Boldness also requires immediacy. When you first meet someone, the boldest person is the one who goes up and immediately talks to a stranger. Boldness requires doing what you want to do quickly, perhaps without thinking. There’s no time to even think about holding yourself back. You do the scary thing quickly.
So don’t get it twisted; boldness requires confidence. That’s perhaps the flour of the boldness cake — the ingredient you’ll need the most. But other elements, like courage and expediency, give boldness its unique flavor.
How to Be Bold Without Being Annoying
Now, this question might be lingering in the back of your head. You want to be bold, but you want to do what you want to do without annoying people around you.
It’s a valid concern, but it’s a matter you should ignore.
Bold people who are also considerate and caring are not annoying. These people know how to get what they want without stepping on other people’s toes.
For example, it’s bold to blast your music in the subway because you want to listen to it and you don’t care about what other people think about you. But, other people won’t feel the same way about your homemade dubstep. While good as an exercise for boldness, you’re really just being a jerk who doesn’t care about ruining a shared space with your noise.
So go forth and be bold, but also be cognizant of how your actions affect other people. When you keep an eye on how other people regard you, you can be bold in a charismatic way, not an annoying way.

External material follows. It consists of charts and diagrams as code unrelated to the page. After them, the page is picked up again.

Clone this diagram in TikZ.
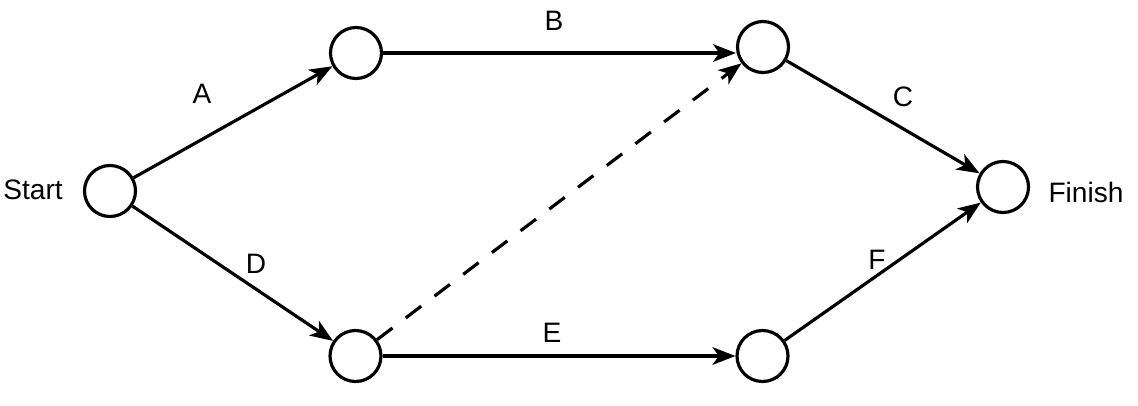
\documentclass[tikz,border=0pt]{standalone}
\usepackage{fontspec}
\setmainfont{Liberation Sans}
\usetikzlibrary{arrows.meta}
\tikzset{
  event/.style={circle, draw=black, line width=1.8pt, minimum size=1.02cm, inner sep=0pt},
  act/.style={line width=1.8pt, -{Stealth[length=13pt,width=10pt,inset=3.5pt]}},
  dummy/.style={act, dash pattern=on 11pt off 9.5pt},
  lbl/.style={font=\fontsize{16}{19}\selectfont, inner sep=0pt}
}
\begin{document}
\begin{tikzpicture}
  \useasboundingbox (0,0) rectangle (22.76,8.1);
  % Events
  \node[event] (start)  at (2.2,4.28)   {};
  \node[event] (top1)   at (7.12,7.04)  {};
  \node[event] (top2)   at (15.26,7.16) {};
  \node[event] (finish) at (20.06,4.36) {};
  \node[event] (bot1)   at (7.11,0.98)  {};
  \node[event] (bot2)   at (15.25,0.98) {};
  % Start / Finish labels
  \node[lbl] (startlbl)  at (0.66,4.30)  {Start};
  \node[lbl] (finishlbl) at (21.72,4.26) {Finish};
  % Activities
  \draw[act] (start) -- (top1);
  \draw[act] (top1.east) -- (top1.east -| top2.west);
  \draw[act] (top2) -- (finish);
  \draw[act] (start) -- (bot1);
  \draw[act] (bot1) -- (bot2);
  \draw[act] (bot2) -- (finish);
  % Dummy activity
  \draw[dummy] (bot1) -- (top2);
  % Activity labels
  \node[lbl] (labA) at (4.04,6.22)  {A};
  \node[lbl] (labB) at (11.08,7.68) {B};
  \node[lbl] (labC) at (18.06,6.16) {C};
  \node[lbl] (labD) at (5.12,2.82)  {D};
  \node[lbl] (labE) at (11.04,1.44) {E};
  \node[lbl] (labF) at (17.54,2.90) {F};
\end{tikzpicture}
\end{document}
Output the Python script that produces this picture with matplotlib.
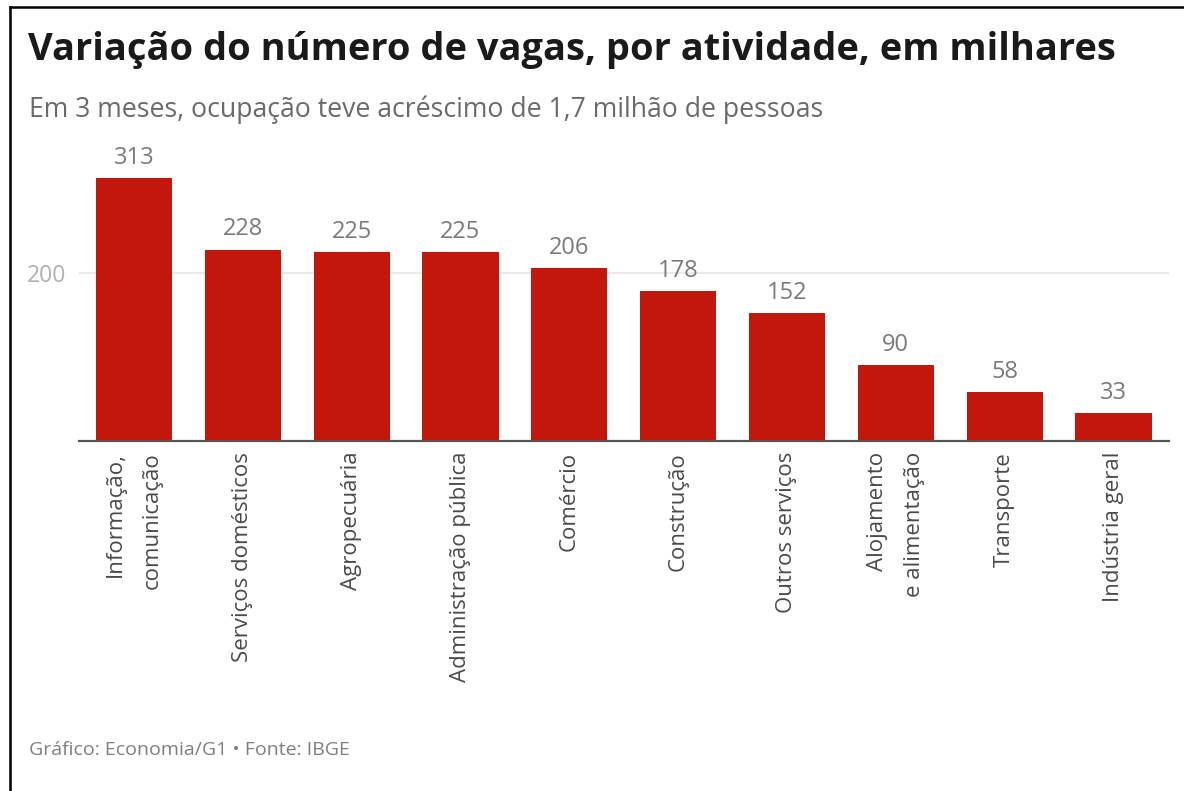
import matplotlib
matplotlib.use("Agg")
import matplotlib.pyplot as plt
from matplotlib.lines import Line2D

plt.rcParams['font.family'] = ['Open Sans', 'DejaVu Sans']

# Data: change in jobs by activity (thousands)
categories = [
    "Informação,\ncomunicação",
    "Serviços domésticos",
    "Agropecuária",
    "Administração pública",
    "Comércio",
    "Construção",
    "Outros serviços",
    "Alojamento\ne alimentação",
    "Transporte",
    "Indústria geral",
]
values = [313, 228, 225, 225, 206, 178, 152, 90, 58, 33]
y_ticks = [200]

title = "Variação do número de vagas, por atividade, em milhares"
subtitle = "Em 3 meses, ocupação teve acréscimo de 1,7 milhão de pessoas"
footer = "Gráfico: Economia/G1 • Fonte: IBGE"

W, H = 1184, 791
fig = plt.figure(figsize=(W / 100, H / 100), dpi=100)
fig.patch.set_facecolor("white")

# axes placement in pixels
ax_left, ax_right = 79, 1169
ax_base, ax_top = 440.7, 155.6
ax = fig.add_axes([ax_left / W, (H - ax_base) / H,
                   (ax_right - ax_left) / W, (ax_base - ax_top) / H])

ymax = (ax_base - ax_top) / 0.8385
x = list(range(len(categories)))
ax.bar(x, values, width=0.70, color="#c4170c", zorder=3)

ax.set_xlim(-0.505, len(categories) - 1 + 0.51)
ax.set_ylim(0, ymax)

for xi, v in zip(x, values):
    ax.annotate(f"{v}", (xi, v), xytext=(0, 6), textcoords="offset points",
                ha="center", va="bottom", fontsize=17, color="#7a7a7a")

ax.set_yticks(y_ticks)
ax.set_yticklabels([str(t) for t in y_ticks], fontsize=16.5, color="#b0b0b0")
ax.yaxis.grid(True, color="#e6e6e6", linewidth=1.2, zorder=0)
ax.tick_params(axis="y", length=0, pad=9)

ax.set_xticks(x)
ax.set_xticklabels(categories, rotation=90, ha="center", va="top",
                   fontsize=16, color="#4a4a4a", linespacing=2.0)
for lbl in ax.get_xticklabels():
    lbl.set_multialignment("right")
ax.tick_params(axis="x", length=0, pad=8)

for side in ("top", "right", "left"):
    ax.spines[side].set_visible(False)
ax.spines["bottom"].set_color("#555555")
ax.spines["bottom"].set_linewidth(1.6)
ax.spines["bottom"].set_zorder(4)

fig.text(28 / W, 1 - 60 / H, title, fontsize=27.4, fontweight="bold",
         color="#1a1a1a", ha="left", va="baseline")
fig.text(29 / W, 1 - 117 / H, subtitle, fontsize=19.2,
         color="#6a6a6a", ha="left", va="baseline")
fig.text(29 / W, 1 - 750 / H, footer, fontsize=14,
         color="#808080", ha="left", va="center")

# frame lines along left and top edges
fig.add_artist(Line2D([9.5 / W, 9.5 / W], [0, 1 - 7 / H], color="black",
                      linewidth=1.8, transform=fig.transFigure))
fig.add_artist(Line2D([9.5 / W, 1], [1 - 7 / H, 1 - 7 / H], color="black",
                      linewidth=1.8, transform=fig.transFigure))

fig.savefig("out.png", dpi=100, facecolor="white")
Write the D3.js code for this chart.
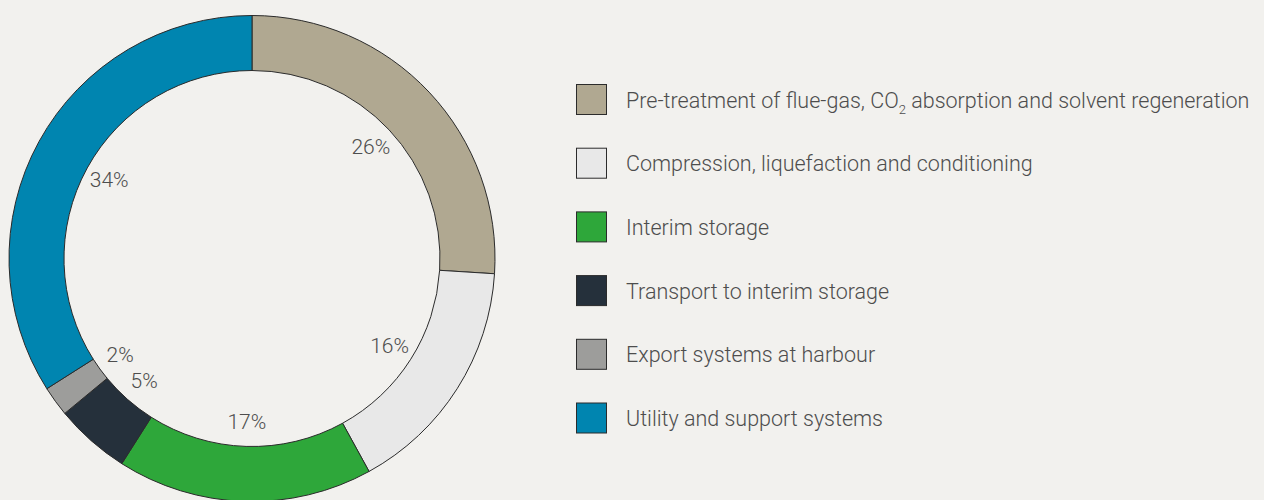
<!DOCTYPE html>
<html lang="en">
<head>
<meta charset="UTF-8">
<title>Cost breakdown</title>
<style>
  html, body { margin: 0; padding: 0; background: #f2f1ee; }
  svg { display: block; }
  text { font-family: Roboto, "Noto Sans", sans-serif; font-weight: 300; fill: #4d4d4d; }
</style>
</head>
<body>
<svg id="chart" width="1264" height="500"></svg>
<script src="https://d3js.org/d3.v7.min.js"></script>
<script>
// data
var categories = [
  "Pre-treatment of flue-gas, CO2 absorption and solvent regeneration",
  "Compression, liquefaction and conditioning",
  "Interim storage",
  "Transport to interim storage",
  "Export systems at harbour",
  "Utility and support systems"
];
var shares = [26, 16, 17, 5, 2, 34];
var colours = ["#b0a891", "#e8e8e8", "#2ea73a", "#25303b", "#9d9d9b", "#0085b0"];

var svg = d3.select("#chart"),
    cx = 252, cy = 258.5,
    outerR = 243, innerR = 188, labelR = 163;

var data = categories.map((c, i) => ({ name: c, value: shares[i], colour: colours[i] }));

var pie = d3.pie().value(d => d.value).sort(null);
var arc = d3.arc().innerRadius(innerR).outerRadius(outerR);
var labelArc = d3.arc().innerRadius(labelR).outerRadius(labelR);

var g = svg.append("g").attr("transform", `translate(${cx},${cy})`);
var arcs = pie(data);

g.selectAll("path")
  .data(arcs)
  .enter().append("path")
    .attr("d", arc)
    .attr("fill", d => d.data.colour)
    .attr("stroke", "#2b2b2b")
    .attr("stroke-width", 1);

g.selectAll("text.pct")
  .data(arcs)
  .enter().append("text")
    .attr("class", "pct")
    .attr("transform", d => `translate(${labelArc.centroid(d)})`)
    .attr("text-anchor", "middle")
    .attr("dy", "0.35em")
    .style("font-size", "21px")
    .text(d => d.data.value + "%");

// legend
var legend = svg.append("g").attr("transform", "translate(576,84)");
var rowH = 63.7;
var items = legend.selectAll("g")
  .data(data)
  .enter().append("g")
    .attr("transform", (d, i) => `translate(0,${i * rowH})`);

items.append("rect")
  .attr("x", 0.5).attr("y", 0.5)
  .attr("width", 30).attr("height", 30)
  .attr("fill", d => d.colour)
  .attr("stroke", "#2b2b2b")
  .attr("stroke-width", 1);

items.append("text")
  .attr("x", 50)
  .attr("y", 16)
  .attr("dy", "0.35em")
  .style("font-size", "21.5px")
  .each(function(d) {
    var t = d3.select(this);
    var parts = d.name.split("CO2");
    if (parts.length === 1) { t.text(d.name); return; }
    t.append("tspan").text(parts[0] + "CO");
    t.append("tspan").attr("dy", 6).style("font-size", "13px").text("2");
    t.append("tspan").attr("dy", -6).text(parts[1]);
  });
</script>
</body>
</html>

Boldness Comes With Time and Effort
But with enough of both, you can eventually achieve the boldness you see in other people. You can make your boldness cake and eat it too.
Work to build up your self-confidence if you think low self-esteem hinders you. Once you feel you’ve built up your confidence, work to add flavors of courage and consideration to create the ultimate boldness.
You know you’re bold when you can reflect on past behaviors and realize you’ve become the person you’ve always wanted to be. If you’re not there yet, know that one day you can be.